3. Via Medium’s Alvin Townley, this is the story of Cecil Smith, the Texas cowboy who may have been the best polo player ever.

4. The Atlantic Photo, the volcano exploding on the Canary Islands is absolutely demolishing La Palma. I mention a changing coast below, but this is changing the coast of this island too.

5. The Statesider’s Elizabeth Miller on the ever-changing Louisiana coast, the rising water forcing the changing of the coast because it just is. I like to think of the coasts of maps as finite, but that’s just not the case.

We’d launched onto a quiet bayou an hour’s drive south of New Orleans, then cruised through calm waterways, raising binoculars after heron and egrets. We were aiming for a manmade island that marks what used to be Louisiana’s southern edge and looking for evidence of the efforts to reconstruct a vanishing coastline along the way. At one point on our south-bound trip, Healthy Gulf community science director Scott Eustis showed me his GPS. The screen indicated we should be in a channel. Instead, open water surrounded us.
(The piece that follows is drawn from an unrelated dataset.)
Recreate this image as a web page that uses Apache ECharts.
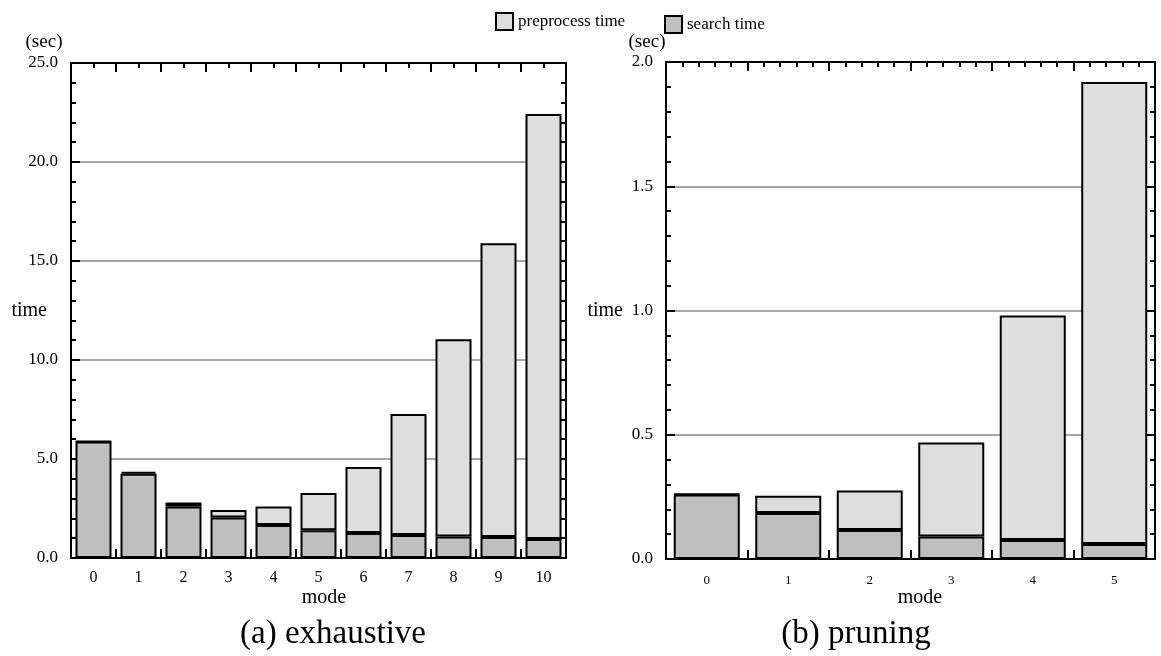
<!DOCTYPE html>
<html lang="en">
<head>
<meta charset="UTF-8">
<title>preprocess / search time</title>
<style>
  html, body { margin: 0; padding: 0; background: #fff; }
  #chart { width: 1161px; height: 656px; }
</style>
</head>
<body>
<div id="chart"></div>
<script src="https://cdn.jsdelivr.net/npm/echarts@6/dist/echarts.min.js"></script>
<script>
// (a) exhaustive
var modesA = ['0', '1', '2', '3', '4', '5', '6', '7', '8', '9', '10'];
var searchA = [5.88, 4.25, 2.6, 2.04, 1.67, 1.4, 1.26, 1.16, 1.08, 1.06, 0.96];
var preA = [0.02, 0.1, 0.2, 0.38, 0.93, 1.88, 3.34, 6.11, 9.97, 14.84, 21.46];
var yMaxA = 25, yStepA = 5;

// (b) pruning
var modesB = ['0', '1', '2', '3', '4', '5'];
var searchB = [0.26, 0.185, 0.117, 0.091, 0.076, 0.06];
var preB = [0.002, 0.07, 0.159, 0.378, 0.904, 1.86];
var yMaxB = 2, yStepB = 0.5;

var font = 'Liberation Serif';
var black = { color: '#000', width: 2 };
var chart = echarts.init(document.getElementById('chart'));

// value axis used only to draw the frame ticks (category axes have no minor ticks)
function frameX(grid, pos, max, minorSplit) {
  return {
    type: 'value', gridIndex: grid, position: pos,
    min: 0, max: max, interval: 1,
    axisLine: { show: pos == 'top', onZero: false, lineStyle: black },
    axisTick: { show: true, inside: true, length: 9, lineStyle: black },
    minorTick: { show: true, splitNumber: minorSplit, length: 5, lineStyle: black },
    axisLabel: { show: false },
    splitLine: { show: false }
  };
}

function catX(grid, data, fontSize, margin) {
  return {
    type: 'category', gridIndex: grid, data: data, position: 'bottom',
    axisLine: { show: true, onZero: false, lineStyle: black },
    axisTick: { show: false },
    axisLabel: { margin: margin, fontFamily: font, fontSize: fontSize, color: '#000' },
    splitLine: { show: false }
  };
}

function frameY(grid, pos, max, step, main, nameGap) {
  return {
    type: 'value', gridIndex: grid, position: pos,
    min: 0, max: max, interval: step,
    name: main ? 'time' : '', nameLocation: 'middle', nameRotate: 0, nameGap: nameGap,
    nameMoveOverlap: false,
    nameTextStyle: { fontFamily: font, fontSize: 20, color: '#000' },
    axisLine: { show: true, onZero: false, lineStyle: black },
    axisTick: { show: true, inside: true, length: 9, lineStyle: black },
    minorTick: { show: true, splitNumber: 5, length: 5, lineStyle: black },
    axisLabel: {
      show: main, margin: 13, fontFamily: font, fontSize: 17, color: '#000',
      formatter: function (v) { return v.toFixed(1); }
    },
    splitLine: { show: main, lineStyle: { color: '#8a8a8a', width: 1.5 } }
  };
}

function bars(name, data, xi, yi, stack, color, gap) {
  return {
    name: name, type: 'bar', data: data, stack: stack,
    xAxisIndex: xi, yAxisIndex: yi, barCategoryGap: gap,
    itemStyle: { color: color, borderColor: '#000', borderWidth: 2 },
    emphasis: { disabled: true }
  };
}

var legendBase = {
  itemWidth: 17, itemHeight: 17, selectedMode: false, icon: 'rect',
  itemStyle: { borderColor: '#000', borderWidth: 2 },
  textStyle: { fontFamily: font, fontSize: 17, color: '#000' }
};

function label(text, x, y, size) {
  return {
    type: 'text', x: x, y: y,
    style: { text: text, fontFamily: font, fontSize: size, fill: '#000', align: 'center', verticalAlign: 'middle' }
  };
}

chart.setOption({
  animation: false,
  legend: [
    Object.assign({ data: ['preprocess time'], left: 490, top: 7 }, legendBase),
    Object.assign({ data: ['search time'], left: 659, top: 10 }, legendBase)
  ],
  grid: [
    { left: 71, top: 63, width: 495, height: 495, containLabel: false, outerBoundsMode: 'none' },
    { left: 666, top: 62, width: 489, height: 497, containLabel: false, outerBoundsMode: 'none' }
  ],
  xAxis: [
    catX(0, modesA, 16, 12),
    frameX(0, 'bottom', modesA.length, 2),
    frameX(0, 'top', modesA.length, 2),
    catX(1, modesB, 13, 15),
    frameX(1, 'bottom', modesB.length, 5),
    frameX(1, 'top', modesB.length, 5)
  ],
  yAxis: [
    frameY(0, 'left', yMaxA, yStepA, true, 24),
    frameY(0, 'right', yMaxA, yStepA, false, 0),
    frameY(1, 'left', yMaxB, yStepB, true, 43),
    frameY(1, 'right', yMaxB, yStepB, false, 0)
  ],
  series: [
    bars('search time', searchA, 0, 0, 'a', '#bfbfbf', '20%'),
    bars('preprocess time', preA, 0, 0, 'a', '#dedede', '20%'),
    bars('search time', searchB, 3, 2, 'b', '#bfbfbf', '19%'),
    bars('preprocess time', preB, 3, 2, 'b', '#dedede', '19%')
  ],
  graphic: [
    label('(sec)', 44, 42, 19),
    label('(sec)', 647, 42, 19),
    label('mode', 324, 598, 20),
    label('mode', 920, 598, 20),
    label('(a) exhaustive', 333, 634, 33),
    label('(b) pruning', 856, 634, 33)
  ]
});
</script>
</body>
</html>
Every map you look at of Louisiana is a lie. They simply can’t keep up. A relatively current print edition will show a chunk missing from between the highways that run alongside the farmland, fishing docks, and oil and gas processing stations to the southern fringes of the state. In satellite images of the coast, pond names hover over expanses of blue. The broad fans of the Mississippi River’s delta have washed away into thin strips. That river poured the landscape into place over millennia, but it’s taken just a century to unravel it.